Stingl legte im selben Jahr ein Abitur mit hervorragenden Noten ab und wurde anschließend als Fahnenjunker eingezogen; beides Anzeichen für einen nicht selbstverständlichen sozialen Aufstieg. Im Zweiten Weltkrieg absolvierte Stingl als Kampfflieger über 200 Feindflüge und wurde bis zum Oberleutnant befördert. Der Dienst an der Waffe für das Vaterland war auch für dem Regime kritisch gegenüberstehende Katholiken eine Ehrenpflicht. Vorstellungen von einer „Pflicht zur Desertion“ entsprachen nicht dem Denken der damaligen Zeit und sind Forderungen, die sich erst nach Kenntnis der NS-Massenmorde entwickeln konnten. Gerade innerhalb der bündischen Jugend ging man bei aller Distanz zum Nationalsozialismus anfangs mit großer Opferbereitschaft in den Krieg. 1943 heiratete Stingl seine Frau Dorothea; aus der Ehe gingen zwei Kinder hervor. Bei Kriegsende geriet Stingl in englische Gefangenschaft, wurde jedoch schon nach kurzer Zeit entlassen. Die Vertreibung der sudetendeutschen Bevölkerung aus der wiedererrichteten Tschechoslowakei zwang ihn jedoch schon Ende 1945, mit seiner Familie nach Berlin zu gehen.

Neuanfang in Berlin

In der zerstörten Reichshauptstadt arbeitete er kurzzeitig als Bauarbeiter, bevor er sich als Angestellter einer Wohnungsbaugesellschaft eine neue Existenz aufbaute. Seine Arbeitskraft muss immens gewesen sein, denn er studierte neben seiner Berufstätigkeit von 1949 an bis zum Diplom 1951 an der Deutschen Hochschule für Politik, dem späteren Otto-Suhr-Institut.
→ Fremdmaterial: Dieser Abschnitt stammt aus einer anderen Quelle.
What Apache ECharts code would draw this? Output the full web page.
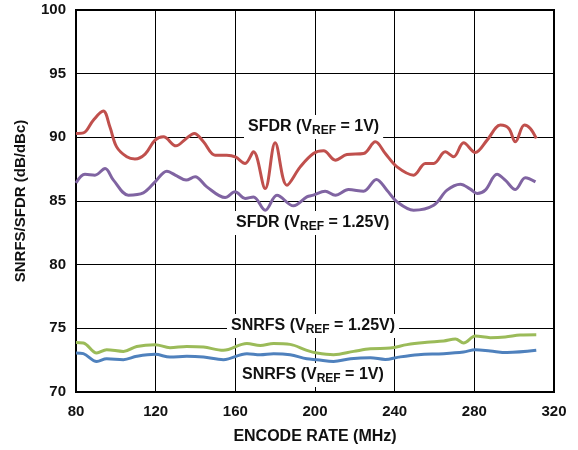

Parallel zu Beruf und Studium engagierte er sich in der geteilten und umkämpften Stadt in der CDU, in die er 1947 eintrat. Prägend war für ihn auch die Aufbruchstimmung im Berliner Diasporakatholizismus jener Jahre, die mit Konrad Kardinal von Preysing einen Oberhirten hatte, der – auch als persönlicher Freund von Papst Pius XII. – durch seine mutige Haltung gegenüber dem NS-Regime legitimiert, ähnlich wie Erzbischof Frings in Köln ein Sprecher der Deutschen gegenüber den Alliierten wurde. Preysing verband die unzweideutige Stellungnahme für die parlamentarische Demokratie mit klarer Sprache gegenüber der kommunistischen Bedrohung. Stingl engagierte sich Zeit seines Lebens im deutschen Katholizismus; sowohl als Mitglied im Zentralkomitee der deutschen Katholiken als auch auf zahlreichen Katholikentagen.